■ **EXCERPTED DATA**:
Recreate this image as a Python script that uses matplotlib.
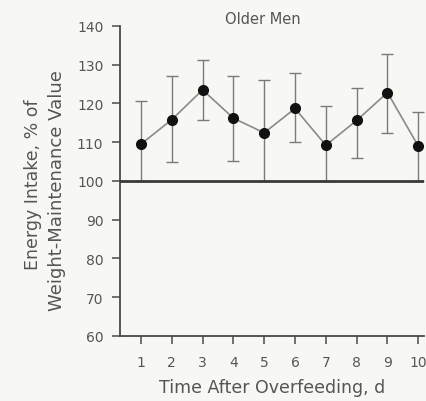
import numpy as np
import matplotlib.pyplot as plt

# Older men, energy intake after overfeeding
days = [1, 2, 3, 4, 5, 6, 7, 8, 9, 10]
intake = [109.5, 115.8, 123.5, 116.2, 112.4, 118.7, 109.2, 115.6, 122.8, 109.0]
err_low = [100.0, 104.8, 115.7, 105.1, 100.0, 110.0, 100.0, 105.9, 112.3, 100.0]
err_high = [120.7, 127.0, 131.2, 127.0, 126.1, 127.9, 119.4, 123.9, 132.8, 117.9]
yticks = [60, 70, 80, 90, 100, 110, 120, 130, 140]

bg = '#f7f7f4'
ink = '#4a4a4a'
txt = '#555555'

fig = plt.figure(figsize=(4.27, 4.02), dpi=100, facecolor=bg)
ax = fig.add_axes([0.281, 0.162, 0.713, 0.771], facecolor=bg)

y = np.array(intake)
lower = y - np.array(err_low)
upper = np.array(err_high) - y

ax.errorbar(days, intake, yerr=[lower, upper], fmt='none', ecolor='#7a7a7a',
            elinewidth=1.0, capsize=4, capthick=1.0, zorder=2)
ax.plot(days, intake, color='#8a8a8a', lw=1.2, zorder=3)
ax.plot(days, intake, 'o', color='#111111', ms=7, zorder=4)
ax.axhline(100, color='#3a3a3a', lw=2.0, zorder=5)

ax.set_xlim(0.32, 10.2)
ax.set_ylim(60, 140)
ax.set_xticks(days)
ax.set_yticks(yticks)

for s in ['top', 'right']:
    ax.spines[s].set_visible(False)
for s in ['left', 'bottom']:
    ax.spines[s].set_color(ink)
    ax.spines[s].set_linewidth(1.3)

ax.tick_params(direction='out', length=6, width=1.1, colors=ink,
               labelsize=10, labelcolor=txt)
ax.tick_params(axis='y', pad=6)
ax.tick_params(axis='x', pad=8)

ax.text(4.96, 141.8, 'Older Men', fontsize=10.5, color=txt, ha='center', va='center',
        clip_on=False)
ax.set_xlabel('Time After Overfeeding, d', fontsize=12.5, color=txt, labelpad=6)

# two-line y label, placed as separate lines
fig.text(0.078, 0.541, 'Energy Intake, % of', rotation=90, fontsize=12.5,
         color=txt, ha='center', va='center')
fig.text(0.134, 0.525, 'Weight-Maintenance Value', rotation=90, fontsize=13,
         color=txt, ha='center', va='center')

fig.savefig('out.png', dpi=100, facecolor=bg)
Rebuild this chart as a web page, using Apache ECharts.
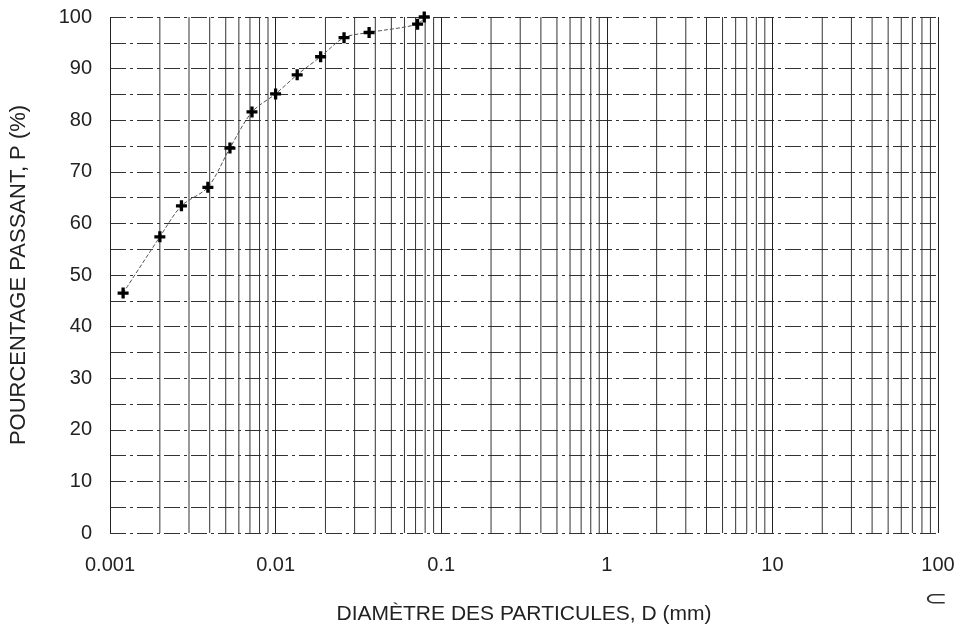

■ **TASK GOAL**:
Extract the entries in full, exactly as they are, minus the pictures.

■ **THE OUTPUT**:
Recreate this image as a Python script that uses matplotlib.
import numpy as np
import matplotlib.pyplot as plt

# Older men, energy intake after overfeeding
days = [1, 2, 3, 4, 5, 6, 7, 8, 9, 10]
intake = [109.5, 115.8, 123.5, 116.2, 112.4, 118.7, 109.2, 115.6, 122.8, 109.0]
err_low = [100.0, 104.8, 115.7, 105.1, 100.0, 110.0, 100.0, 105.9, 112.3, 100.0]
err_high = [120.7, 127.0, 131.2, 127.0, 126.1, 127.9, 119.4, 123.9, 132.8, 117.9]
yticks = [60, 70, 80, 90, 100, 110, 120, 130, 140]

bg = '#f7f7f4'
ink = '#4a4a4a'
txt = '#555555'

fig = plt.figure(figsize=(4.27, 4.02), dpi=100, facecolor=bg)
ax = fig.add_axes([0.281, 0.162, 0.713, 0.771], facecolor=bg)

y = np.array(intake)
lower = y - np.array(err_low)
upper = np.array(err_high) - y

ax.errorbar(days, intake, yerr=[lower, upper], fmt='none', ecolor='#7a7a7a',
            elinewidth=1.0, capsize=4, capthick=1.0, zorder=2)
ax.plot(days, intake, color='#8a8a8a', lw=1.2, zorder=3)
ax.plot(days, intake, 'o', color='#111111', ms=7, zorder=4)
ax.axhline(100, color='#3a3a3a', lw=2.0, zorder=5)

ax.set_xlim(0.32, 10.2)
ax.set_ylim(60, 140)
ax.set_xticks(days)
ax.set_yticks(yticks)

for s in ['top', 'right']:
    ax.spines[s].set_visible(False)
for s in ['left', 'bottom']:
    ax.spines[s].set_color(ink)
    ax.spines[s].set_linewidth(1.3)

ax.tick_params(direction='out', length=6, width=1.1, colors=ink,
               labelsize=10, labelcolor=txt)
ax.tick_params(axis='y', pad=6)
ax.tick_params(axis='x', pad=8)

ax.text(4.96, 141.8, 'Older Men', fontsize=10.5, color=txt, ha='center', va='center',
        clip_on=False)
ax.set_xlabel('Time After Overfeeding, d', fontsize=12.5, color=txt, labelpad=6)

# two-line y label, placed as separate lines
fig.text(0.078, 0.541, 'Energy Intake, % of', rotation=90, fontsize=12.5,
         color=txt, ha='center', va='center')
fig.text(0.134, 0.525, 'Weight-Maintenance Value', rotation=90, fontsize=13,
         color=txt, ha='center', va='center')

fig.savefig('out.png', dpi=100, facecolor=bg)
Rebuild this chart as a web page, using Apache ECharts.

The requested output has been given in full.